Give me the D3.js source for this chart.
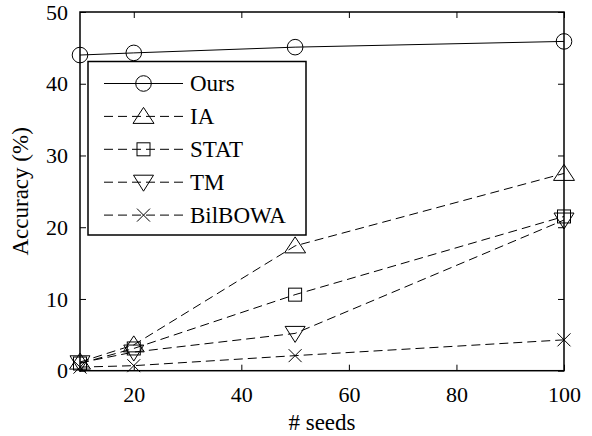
<!DOCTYPE html>
<html>
<head>
<meta charset="utf-8">
<script src="https://cdn.jsdelivr.net/npm/d3@7"></script>
<style>
  body { margin: 0; background: #fff; }
  svg text { font-family: "Liberation Serif", "Times New Roman", Times, serif !important; }
</style>
</head>
<body>
<svg id="chart" width="592" height="436"></svg>
<script>
// data
const seeds = [10, 20, 50, 100];
const ours = [44.0, 44.3, 45.1, 45.9];
const ia = [1.2, 3.6, 17.4, 27.5];
const stat = [1.0, 3.1, 10.6, 21.5];
const tm = [1.1, 2.6, 5.2, 21.0];
const bilbowa = [0.5, 0.7, 2.1, 4.3];

const seriesNames = ["Ours", "IA", "STAT", "TM", "BilBOWA"];
const seriesValues = [ours, ia, stat, tm, bilbowa];
const seriesMarkers = ["circle", "up", "square", "down", "cross"];
const xTicks = [20, 40, 60, 80, 100];
const yTicks = [0, 10, 20, 30, 40, 50];

const FONT = "'Liberation Serif', 'Times New Roman', Times, serif";
const svg = d3.select("#chart");
const plotLeft = 80, plotRight = 564, plotTop = 12, plotBottom = 370.7;

const x = d3.scaleLinear().domain([10, 100]).range([plotLeft, plotRight]);
const y = d3.scaleLinear().domain([0, 50]).range([plotBottom, plotTop]);

// marker drawing
function drawMarker(g, type, cx, cy) {
  if (type === "circle") {
    g.append("circle").attr("cx", cx).attr("cy", cy).attr("r", 7.8)
      .attr("fill", "none").attr("stroke", "#000").attr("stroke-width", 1);
  } else if (type === "up") {
    const w = 10.5, h = 8;
    g.append("path")
      .attr("d", `M${cx},${cy - h - 1} L${cx + w},${cy + h - 1} L${cx - w},${cy + h - 1} Z`)
      .attr("fill", "none").attr("stroke", "#000").attr("stroke-width", 1);
  } else if (type === "down") {
    const w = 10, h = 8;
    g.append("path")
      .attr("d", `M${cx},${cy + h + 1} L${cx + w},${cy - h + 1} L${cx - w},${cy - h + 1} Z`)
      .attr("fill", "none").attr("stroke", "#000").attr("stroke-width", 1);
  } else if (type === "square") {
    const s = 6.5;
    g.append("rect").attr("x", cx - s).attr("y", cy - s).attr("width", 2 * s).attr("height", 2 * s)
      .attr("fill", "none").attr("stroke", "#000").attr("stroke-width", 1);
  } else if (type === "cross") {
    const s = 6.5;
    g.append("path")
      .attr("d", `M${cx - s},${cy - s} L${cx + s},${cy + s} M${cx - s},${cy + s} L${cx + s},${cy - s}`)
      .attr("fill", "none").attr("stroke", "#000").attr("stroke-width", 1);
  }
}

// frame
svg.append("rect")
  .attr("x", plotLeft).attr("y", plotTop)
  .attr("width", plotRight - plotLeft).attr("height", plotBottom - plotTop)
  .attr("fill", "none").attr("stroke", "#000").attr("stroke-width", 1.5);

// axes with inward ticks
svg.append("g")
  .attr("transform", `translate(0,${plotBottom})`)
  .call(d3.axisBottom(x).tickValues(xTicks).tickSize(-6).tickPadding(16))
  .call(g => g.select(".domain").remove())
  .call(g => g.selectAll("text").attr("fill", "#000").style("font-family", FONT).style("font-size", "22px"));

svg.append("g")
  .attr("transform", `translate(0,${plotTop})`)
  .call(d3.axisTop(x).tickValues(xTicks).tickSize(-6).tickFormat(""))
  .call(g => g.select(".domain").remove());

svg.append("g")
  .attr("transform", `translate(${plotLeft},0)`)
  .call(d3.axisLeft(y).tickValues(yTicks).tickSize(-6).tickPadding(12))
  .call(g => g.select(".domain").remove())
  .call(g => g.selectAll("text").attr("fill", "#000").style("font-family", FONT).style("font-size", "22px"));

svg.append("g")
  .attr("transform", `translate(${plotRight},0)`)
  .call(d3.axisRight(y).tickValues(yTicks).tickSize(-6).tickFormat(""))
  .call(g => g.select(".domain").remove());

svg.selectAll(".tick line").attr("stroke", "#000").attr("stroke-width", 1);

// series
const line = d3.line().x((d, i) => x(seeds[i])).y(d => y(d));
seriesValues.forEach((vals, k) => {
  const g = svg.append("g");
  g.append("path")
    .attr("d", line(vals))
    .attr("fill", "none").attr("stroke", "#000").attr("stroke-width", 1)
    .attr("stroke-dasharray", k === 0 ? null : "9,5");
  vals.forEach((v, i) => drawMarker(g, seriesMarkers[k], x(seeds[i]), y(v)));
});

// legend
const lg = svg.append("g");
lg.append("rect")
  .attr("x", 88).attr("y", 61.5).attr("width", 218).attr("height", 173.5)
  .attr("fill", "#fff").attr("stroke", "#000").attr("stroke-width", 1.5);
seriesNames.forEach((name, k) => {
  const cy = 83.5 + k * 32.9;
  lg.append("line")
    .attr("x1", 104).attr("x2", 183).attr("y1", cy).attr("y2", cy)
    .attr("stroke", "#000").attr("stroke-width", 1)
    .attr("stroke-dasharray", k === 0 ? null : "9,5");
  drawMarker(lg, seriesMarkers[k], 143.5, cy);
  lg.append("text")
    .attr("x", 190).attr("y", cy + 7.5)
    .attr("fill", "#000")
    .style("font-family", FONT).style("font-size", "23px")
    .text(name);
});

// axis titles
svg.append("text")
  .attr("x", (plotLeft + plotRight) / 2).attr("y", 430)
  .attr("text-anchor", "middle")
  .style("font-family", FONT).style("font-size", "23px")
  .text("# seeds");

svg.append("text")
  .attr("transform", `translate(28,${(plotTop + plotBottom) / 2}) rotate(-90)`)
  .attr("text-anchor", "middle")
  .style("font-family", FONT).style("font-size", "23px")
  .text("Accuracy (%)");
</script>
</body>
</html>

BRIEF. Restate exactly, please, only the lines between the start of the data and the line containing "const bilbowa = [0.5, 0.7, 2.1, 4.3];", both ends included, skipping the pictures.

OUTPUT FOR THIS EXERCISE.
Give me the D3.js source for this chart.
<!DOCTYPE html>
<html>
<head>
<meta charset="utf-8">
<script src="https://cdn.jsdelivr.net/npm/d3@7"></script>
<style>
  body { margin: 0; background: #fff; }
  svg text { font-family: "Liberation Serif", "Times New Roman", Times, serif !important; }
</style>
</head>
<body>
<svg id="chart" width="592" height="436"></svg>
<script>
// data
const seeds = [10, 20, 50, 100];
const ours = [44.0, 44.3, 45.1, 45.9];
const ia = [1.2, 3.6, 17.4, 27.5];
const stat = [1.0, 3.1, 10.6, 21.5];
const tm = [1.1, 2.6, 5.2, 21.0];
const bilbowa = [0.5, 0.7, 2.1, 4.3];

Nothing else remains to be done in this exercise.